→ **WHAT THE EXERCISE ASKS**
Copy every line that mentions the word "matplotlib".

────────────────

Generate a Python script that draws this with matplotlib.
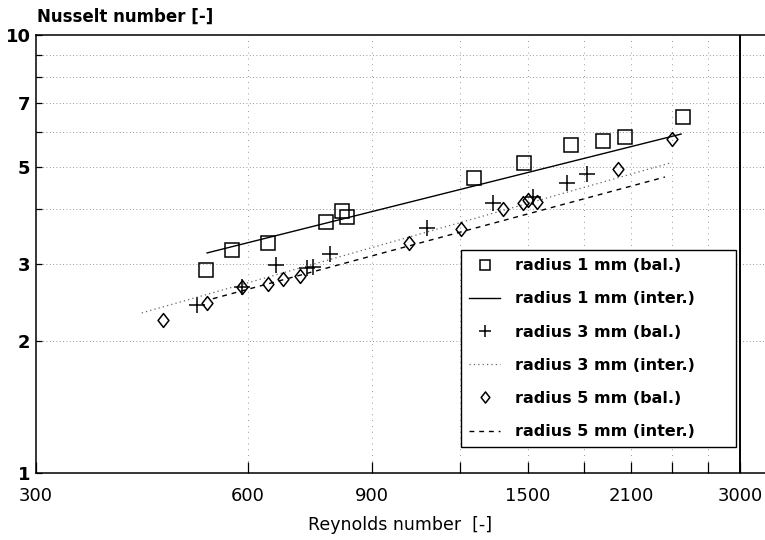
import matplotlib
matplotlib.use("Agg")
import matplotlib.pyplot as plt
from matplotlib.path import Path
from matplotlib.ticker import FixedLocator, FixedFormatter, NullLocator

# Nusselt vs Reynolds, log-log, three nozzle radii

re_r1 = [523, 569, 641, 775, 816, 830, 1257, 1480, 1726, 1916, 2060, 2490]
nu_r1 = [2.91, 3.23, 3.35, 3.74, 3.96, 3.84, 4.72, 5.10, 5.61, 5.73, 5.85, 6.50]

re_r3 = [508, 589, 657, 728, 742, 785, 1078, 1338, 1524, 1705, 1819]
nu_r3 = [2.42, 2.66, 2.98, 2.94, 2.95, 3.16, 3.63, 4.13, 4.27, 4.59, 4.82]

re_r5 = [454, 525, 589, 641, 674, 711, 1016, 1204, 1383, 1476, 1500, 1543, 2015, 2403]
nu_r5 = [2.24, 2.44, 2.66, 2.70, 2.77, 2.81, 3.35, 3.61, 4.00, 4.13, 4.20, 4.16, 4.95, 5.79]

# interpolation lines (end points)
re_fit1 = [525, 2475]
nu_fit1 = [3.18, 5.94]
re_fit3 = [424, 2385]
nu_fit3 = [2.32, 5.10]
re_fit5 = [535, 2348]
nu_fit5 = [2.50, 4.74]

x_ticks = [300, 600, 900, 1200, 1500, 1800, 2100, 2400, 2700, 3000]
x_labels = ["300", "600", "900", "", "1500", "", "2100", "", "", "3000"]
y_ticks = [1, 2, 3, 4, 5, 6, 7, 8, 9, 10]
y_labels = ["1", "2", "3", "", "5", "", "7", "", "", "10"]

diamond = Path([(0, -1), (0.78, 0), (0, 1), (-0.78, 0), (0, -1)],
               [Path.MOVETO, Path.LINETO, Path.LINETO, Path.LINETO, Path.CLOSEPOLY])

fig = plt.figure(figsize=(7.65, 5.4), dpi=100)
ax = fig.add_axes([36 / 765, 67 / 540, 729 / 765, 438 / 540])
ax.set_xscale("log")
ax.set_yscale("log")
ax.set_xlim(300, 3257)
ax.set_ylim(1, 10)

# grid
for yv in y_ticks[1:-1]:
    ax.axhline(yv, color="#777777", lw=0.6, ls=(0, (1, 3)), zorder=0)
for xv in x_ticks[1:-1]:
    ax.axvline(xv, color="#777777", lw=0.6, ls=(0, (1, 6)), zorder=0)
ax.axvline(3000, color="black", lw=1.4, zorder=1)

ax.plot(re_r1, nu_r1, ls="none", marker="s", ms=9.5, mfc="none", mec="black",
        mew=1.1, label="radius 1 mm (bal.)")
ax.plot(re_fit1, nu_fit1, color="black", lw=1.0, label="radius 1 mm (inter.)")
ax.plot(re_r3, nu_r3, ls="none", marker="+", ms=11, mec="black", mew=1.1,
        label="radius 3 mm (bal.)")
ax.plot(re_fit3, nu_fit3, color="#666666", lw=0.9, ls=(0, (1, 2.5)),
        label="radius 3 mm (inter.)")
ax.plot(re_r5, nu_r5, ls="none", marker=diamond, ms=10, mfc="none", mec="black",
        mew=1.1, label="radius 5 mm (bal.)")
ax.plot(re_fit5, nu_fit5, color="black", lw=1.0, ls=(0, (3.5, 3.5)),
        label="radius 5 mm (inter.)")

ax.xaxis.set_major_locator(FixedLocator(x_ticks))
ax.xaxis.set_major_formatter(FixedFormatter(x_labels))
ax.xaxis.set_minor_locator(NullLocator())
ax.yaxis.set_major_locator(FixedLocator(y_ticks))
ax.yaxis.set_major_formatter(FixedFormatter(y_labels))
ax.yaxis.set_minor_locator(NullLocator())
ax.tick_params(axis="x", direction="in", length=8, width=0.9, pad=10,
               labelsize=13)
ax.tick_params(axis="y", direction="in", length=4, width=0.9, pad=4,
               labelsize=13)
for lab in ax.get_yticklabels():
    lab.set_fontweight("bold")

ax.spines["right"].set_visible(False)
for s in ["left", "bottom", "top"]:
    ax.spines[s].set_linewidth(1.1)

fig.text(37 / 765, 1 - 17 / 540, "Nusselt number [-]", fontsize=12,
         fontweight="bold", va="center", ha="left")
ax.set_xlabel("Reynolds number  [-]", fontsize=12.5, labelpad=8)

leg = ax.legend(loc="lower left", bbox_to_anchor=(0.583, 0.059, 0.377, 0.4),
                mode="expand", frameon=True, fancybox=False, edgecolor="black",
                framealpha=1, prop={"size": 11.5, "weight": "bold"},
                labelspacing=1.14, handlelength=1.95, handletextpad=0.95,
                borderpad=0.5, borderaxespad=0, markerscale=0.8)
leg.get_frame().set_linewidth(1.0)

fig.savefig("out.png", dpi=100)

────────────────

→ **ANSWER TO THE PROBLEM**
Generate a Python script that draws this with matplotlib.
import matplotlib
matplotlib.use("Agg")
import matplotlib.pyplot as plt
from matplotlib.path import Path
from matplotlib.ticker import FixedLocator, FixedFormatter, NullLocator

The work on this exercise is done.